My general aim is to change contradictions into contrasts among the traditions and to widen the circle of acceptable diversity. People within a tradition do not always recognize how wide is the range of opinion within it. For example, my students are not always aware of how fierce the debates were between Jesuits and Dominicans in the 16thcentury on the relationship between grace and freedom. We have had similar debates among the Protestant traditions. If we can live with diversity within our own tradition, maybe we can get to the point where we narrow the range of disagreement among traditions. We need to reach the point where our different views of the Eucharist are no longer church-dividing. It is a scandal that the table of unity has become the flashpoint of division. My teacher George Lindbeck said that the Eucharist tastes bitter in a divided church.
I have tried to share with my students how important it is to work for a future united Church across our divisions. I try to address the key theological issues in my book, “The Eucharist and Ecumenism” (Cambridge, 2008).
Deborah, you have approached academic research on faith from another perspective: that of pastoral counseling. How would you describe the relationship between theology and psychology?
My first book is called “Theology and Pastoral Counseling: A New Interdisciplinary Approach”(Eerdmans, 1995). As a trained pastoral counselor, I found myself asking, “How can we relate specifically theological claims to those of psychology?” Many scholars argue for “integration” between the two. Instead, I argue that each field has its own integrity, which should not be confused with the other. “Integration” takes place within the practitioner, but not at the theoretical level.

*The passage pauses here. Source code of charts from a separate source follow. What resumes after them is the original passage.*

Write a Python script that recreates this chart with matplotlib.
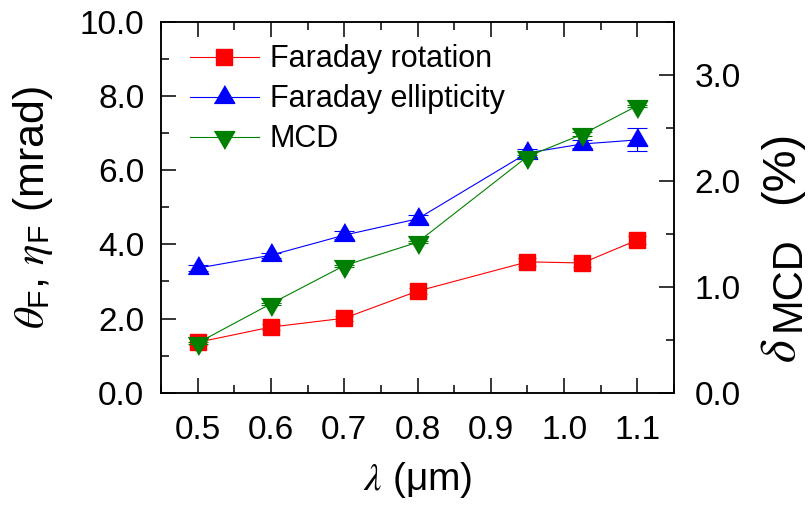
import matplotlib
matplotlib.use("Agg")
import matplotlib.pyplot as plt
from matplotlib.ticker import MultipleLocator, FormatStrFormatter

plt.rcParams['font.family'] = ['Liberation Sans', 'DejaVu Sans']
plt.rcParams['mathtext.fontset'] = 'custom'
plt.rcParams['mathtext.rm'] = 'Liberation Sans'
plt.rcParams['mathtext.it'] = 'STIXGeneral:italic'
plt.rcParams['mathtext.bf'] = 'Liberation Sans:bold'

# ---- data ----
wavelength = [0.5, 0.6, 0.7, 0.8, 0.95, 1.025, 1.1]
rotation = [1.36, 1.77, 2.01, 2.74, 3.53, 3.50, 4.12]
rotation_err = [0.08, 0.07, 0.07, 0.08, 0.10, 0.12, 0.12]
ellipticity = [3.36, 3.71, 4.25, 4.69, 6.47, 6.71, 6.82]
ellipticity_err = [0.08, 0.07, 0.10, 0.10, 0.10, 0.12, 0.31]
mcd = [0.47, 0.84, 1.20, 1.42, 2.23, 2.44, 2.71]
mcd_err = [0.01, 0.01, 0.01, 0.01, 0.01, 0.02, 0.01]
labels = ['Faraday rotation', 'Faraday ellipticity', 'MCD']
xticks = [0.5, 0.6, 0.7, 0.8, 0.9, 1.0, 1.1]

W, H = 812, 512
fig = plt.figure(figsize=(W / 100, H / 100), dpi=100)
ax = fig.add_axes([0.1983, 0.2330, 0.6318, 0.7240])
ax2 = ax.twinx()

TRI_UP = [(-1, -0.577), (1, -0.577), (0, 1.155)]
TRI_DN = [(-1, 0.577), (1, 0.577), (0, -1.155)]

lw = 0.8
ax.errorbar(wavelength, rotation, yerr=rotation_err, fmt='none', ecolor='red',
            elinewidth=0.8, capsize=6.5, capthick=0.8)
l1, = ax.plot(wavelength, rotation, color='red', lw=lw, marker='s', ms=11,
              mfc='red', mec='red')
ax.errorbar(wavelength, ellipticity, yerr=ellipticity_err, fmt='none', ecolor='blue',
            elinewidth=0.8, capsize=7.5, capthick=0.8)
l2, = ax.plot(wavelength, ellipticity, color='blue', lw=lw, marker=TRI_UP, ms=17,
              mfc='blue', mec='blue')
ax2.errorbar(wavelength, mcd, yerr=mcd_err, fmt='none', ecolor='green',
             elinewidth=0.8, capsize=7.5, capthick=0.8)
l3, = ax2.plot(wavelength, mcd, color='green', lw=lw, marker=TRI_DN, ms=17,
               mfc='green', mec='green')

ax.set_xlim(0.45, 1.15)
ax.set_ylim(0, 10)
ax2.set_ylim(0, 3.5)

ax.set_xticks(xticks)
ax.xaxis.set_minor_locator(MultipleLocator(0.05))
ax.yaxis.set_major_locator(MultipleLocator(2))
ax.yaxis.set_minor_locator(MultipleLocator(1))
ax2.yaxis.set_major_locator(MultipleLocator(1))
ax2.yaxis.set_minor_locator(MultipleLocator(0.5))
ax.xaxis.set_major_formatter(FormatStrFormatter('%.1f'))
ax.yaxis.set_major_formatter(FormatStrFormatter('%.1f'))
ax2.yaxis.set_major_formatter(FormatStrFormatter('%.1f'))

ax.tick_params(axis='x', which='both', direction='in', top=True, bottom=True,
               labelsize=24, pad=16, width=1.1)
ax.tick_params(axis='x', which='major', length=10.5)
ax.tick_params(axis='x', which='minor', length=5.5)
ax.tick_params(axis='y', which='both', direction='in', left=True, right=False,
               labelsize=24, pad=12, width=1.1)
ax.tick_params(axis='y', which='major', length=10.5)
ax.tick_params(axis='y', which='minor', length=5.5)
ax2.tick_params(axis='y', which='both', direction='in', right=True, left=False,
                labelsize=24, pad=15, width=1.1)
ax2.tick_params(axis='y', which='major', length=11)
ax2.tick_params(axis='y', which='minor', length=5.5)

for a in (ax, ax2):
    for s in a.spines.values():
        s.set_linewidth(1.1)

ax.set_xlabel(r'$\lambda$ (μm)', fontsize=28, labelpad=10)
ax.set_ylabel(r'$\theta_\mathrm{F}$, $\eta_\mathrm{F}$ (mrad)', fontsize=31)
ax.yaxis.set_label_coords(-0.207, 0.5)

# right axis label, composed of pieces (delta, MCD subscript, unit)
kw = dict(rotation=90, rotation_mode='anchor', ha='left', va='baseline')
fig.text(795 / W, 1 - 363 / H, r'$\delta$', fontsize=35, **kw)
fig.text(800 / W, 1 - 331 / H, 'MCD', fontsize=30, **kw)
fig.text(793 / W, 1 - 204 / H, '(%)', fontsize=34, **kw)

ax2.legend([l1, l2, l3], labels, loc='upper left', bbox_to_anchor=(0.0565, 0.94),
           frameon=False, fontsize=22, handlelength=2.25, handletextpad=0.36,
           labelspacing=0.33, borderaxespad=0, borderpad=0, numpoints=1)

fig.savefig('out.png', dpi=100)
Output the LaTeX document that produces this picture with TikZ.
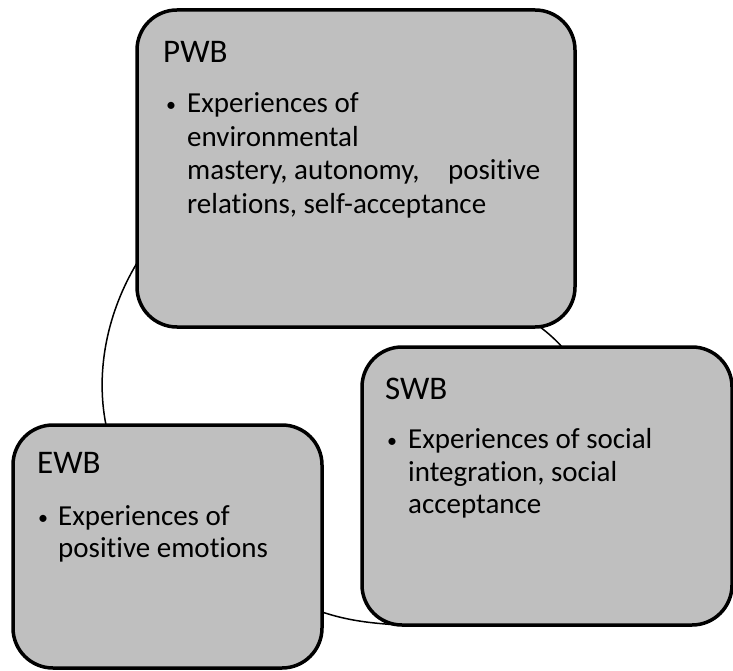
\documentclass[tikz,border=0pt]{standalone}
\usepackage{fontspec}
\setmainfont{Carlito}[Ligatures=NoCommon]
\usetikzlibrary{calc}
\definecolor{boxgray}{RGB}{191,191,191}
\begin{document}
\begin{tikzpicture}[x=1pt,y=-1pt,
  box/.style={draw=black, line width=3.5pt, fill=boxgray, rectangle, rounded corners=40pt, outer sep=0pt, inner sep=0pt},
  title/.style={font=\fontsize{33}{40}\selectfont, anchor=base west, inner sep=0pt},
  body/.style={font=\fontsize{29}{33}\selectfont, anchor=base west, inner sep=0pt},
  bul/.style={font=\fontsize{20}{24}\selectfont, anchor=base west, inner sep=0pt},
  link/.style={draw=black, line width=1.5pt}]
\useasboundingbox (0,0) rectangle (733,671);
% boxes
\node[box, minimum width=438pt, minimum height=317pt] (pwb) at (356,168.5) {};
\node[box, minimum width=370pt, minimum height=278pt] (swb) at (547,486) {};
\node[box, minimum width=309pt, minimum height=243pt] (ewb) at (167.5,546.5) {};
% cycle arcs
\draw[link] ($(pwb.south west)+(0,-64)$) .. controls +(-29,48) and +(-11,-55) .. ($(ewb.north west)+(93,0)$);
\draw[link] ($(ewb.south east)+(0,-56)$) .. controls +(27,9) and +(-27,-2) .. ($(swb.south west)+(36,0)$);
\draw[link] ($(pwb.south east)+(-35,0)$) .. controls +(7,5) and +(-5,-6) .. ($(swb.north west)+(200,0)$);
% PWB text
\node[title] (pwbt) at (163,63) {PWB};
\node[bul] (pwbb) at (166,112) {•};
\node[body] (pwb1) at (187,113) {Experiences of};
\node[body] (pwb2) at (187,147) {environmental};
\node[body] (pwb3) at (187,180) {\makebox[353pt][s]{mastery, autonomy,\hfill positive}};
\node[body] (pwb4) at (187,213) {relations, self-acceptance};
% SWB text
\node[title] (swbt) at (385,399) {SWB};
\node[bul] (swbb) at (387,447) {•};
\node[body] (swb1) at (408,448) {Experiences of social};
\node[body] (swb2) at (408,481) {integration, social};
\node[body] (swb3) at (408,513) {acceptance};
% EWB text
\node[title] (ewbt) at (37,473) {EWB};
\node[bul] (ewbb) at (38,524) {•};
\node[body] (ewb1) at (58,525) {Experiences of};
\node[body] (ewb2) at (58,557) {positive emotions};
\end{tikzpicture}
\end{document}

I adopt the logic of what I call “the Chalcedonian pattern.” I argue that psychology and theology are best related to one another “without separation or division,” and “without confusion or change,” but with a normative priority and precedence being granted to theological concerns. Psychology should be understood within a larger theological context of meaning, rather than the reverse. Each discipline has its own integrity within its proper sphere, and each makes a particular contribution to what is being interpreted, but they cannot be translated into each other’s conceptualities without distorting them.